Terzo interrogativo. Per attivare la struttura specializzata nella ricerca di nuova occupazione, l’interessato deve “presentare il voucher (…) rappresentativo della dote di ricollocazione” che ha precedentemente ricevuto dal Centro per l’impiego territorialmente competente. Il legislatore ha voluto chiamare leziosamente “dote” un peculium che altro non è se non l’equivalente del costo sostenuto dallo Stato per ricollocare chi ha perso il lavoro in seguito ad una illegale estromissione dall’azienda cui apparteneva. I criteri di computo il legislatore non li esplicita e l’assegnatario della “dote” può soltanto accettare il voucher. Che sarà avaro o generoso. Dipende, perché “l’ammontare è proporzionato in relazione al profilo professionale di occupabilità” del soggetto – ossia, in relazione alle probabilità di re-impiego.
Tuttavia, è ragionevole supporre che, per praticità, la consistenza pecuniaria delle “doti” sarà differenziata per classi omogenee. E’ dato congetturare infatti che squadre di esperti costruiranno più o meno arbitrarie scale di valori monetari variabili nel tempo e nello spazio che rispecchieranno la gerarchia di status professionali prefigurata dalle preferenze dei mercati. Pertanto, i soggetti in possesso delle professionalità più richieste avranno una “dote” meno sostanziosa perché più alta è la probabilità di trovare una nuova occupazione ed è vera la reciproca. Viste le dimensioni della
disoccupazione e le ristrettezze di bilancio, però, è facile prevedere che le imprecazioni si sprecheranno.
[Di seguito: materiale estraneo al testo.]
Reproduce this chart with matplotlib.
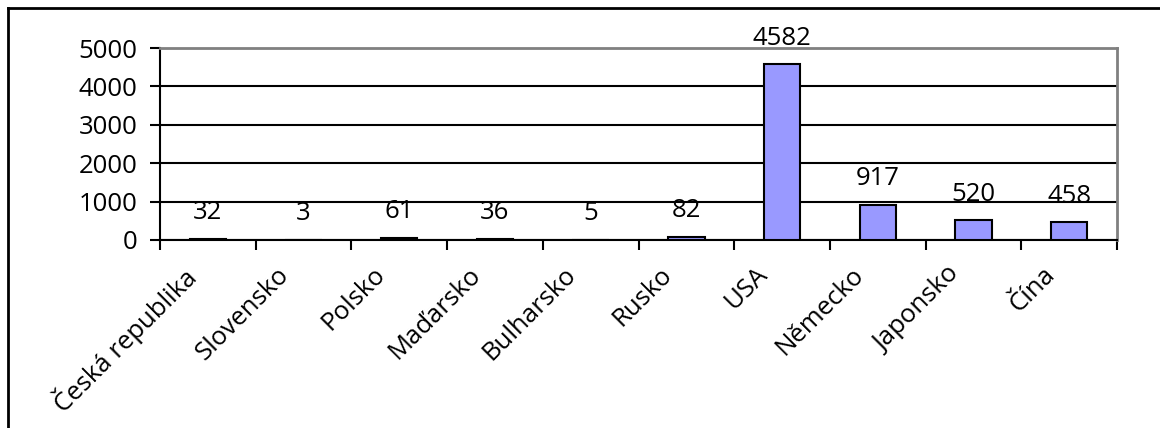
import matplotlib
matplotlib.use("Agg")
import matplotlib.pyplot as plt
import matplotlib.transforms as mtransforms
from matplotlib.lines import Line2D
import numpy as np

categories = ["Česká republika", "Slovensko", "Polsko", "Maďarsko", "Bulharsko",
              "Rusko", "USA", "Německo", "Japonsko", "Čína"]
values = [32, 3, 61, 36, 5, 82, 4582, 917, 520, 458]
y_ticks = [0, 1000, 2000, 3000, 4000, 5000]

plt.rcParams['font.family'] = ['Open Sans', 'DejaVu Sans']
FS = 18.5

W, H = 1160, 428
fig = plt.figure(figsize=(W / 100, H / 100), dpi=100)
L, R, T, B = 160, 1117, 48, 240
ax = fig.add_axes([L / W, 1 - B / H, (R - L) / W, (B - T) / H])

x = np.arange(len(categories))
ax.bar(x, values, width=0.38, color="#9999FF", edgecolor="black", linewidth=1.5, zorder=3)

for xi, v in zip(x, values):
    ax.annotate(str(v), (xi, v), xytext=(0, 14), textcoords="offset points",
                ha="center", va="baseline", fontsize=FS, zorder=4)

ax.set_xlim(-0.5, len(categories) - 0.5)
ax.set_ylim(0, 5000)
ax.set_yticks(y_ticks)
ax.set_yticklabels([str(t) for t in y_ticks], fontsize=FS)
ax.yaxis.grid(True, color="black", linewidth=1.5, zorder=1)
ax.set_axisbelow(True)

# category-boundary ticks
ax.set_xticks(np.arange(-0.5, len(categories), 1.0))
ax.set_xticklabels([])
ax.set_xticks(x, minor=True)
ax.set_xticklabels(categories, minor=True, fontsize=FS, rotation=45,
                   ha="right", va="top", rotation_mode="anchor")
ax.tick_params(axis="x", which="minor", length=0, pad=0)
ax.tick_params(axis="x", which="major", length=7, width=1.5, direction="out")
ax.tick_params(axis="y", length=7, width=1.5, direction="out", pad=9)

offset = mtransforms.ScaledTranslation(-0.27, -0.22, fig.dpi_scale_trans)
for lbl in ax.get_xticklabels(minor=True):
    lbl.set_transform(lbl.get_transform() + offset)

for s in ["left", "bottom"]:
    ax.spines[s].set_color("black")
    ax.spines[s].set_linewidth(1.5)
for s in ["top", "right"]:
    ax.spines[s].set_color("#808080")
    ax.spines[s].set_linewidth(2)

# outer chart border (top and left visible)
fig.add_artist(Line2D([8 / W, 8 / W], [0, 1 - 8 / H], color="black", linewidth=2,
                      transform=fig.transFigure))
fig.add_artist(Line2D([8 / W, 1], [1 - 8 / H, 1 - 8 / H], color="black", linewidth=2,
                      transform=fig.transFigure))

fig.savefig("out.png", dpi=100)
Infine, bisogna interrogarsi sull’effettività sia del “diritto del lavoratore a sottoscrivere il contratto di ricollocazione” con l’agenzia sia del suo “diritto ad una assistenza appropriata”. Non basta asserire che l’agenzia ha l’obbligo legale a contrarre. Dopotutto, si è in presenza di un operatore economico che agisce per fare profitto d’impresa. Pertanto, tenuto conto del principio di corrispettività che governa i contratti di scambio, è realistico che la controprestazione sia proporzionata al voucher e, poiché è presumibile che la consistenza media delle “doti” sarà mediamente esigua, l’assistenza prestata sarà presumibilmente mediocre.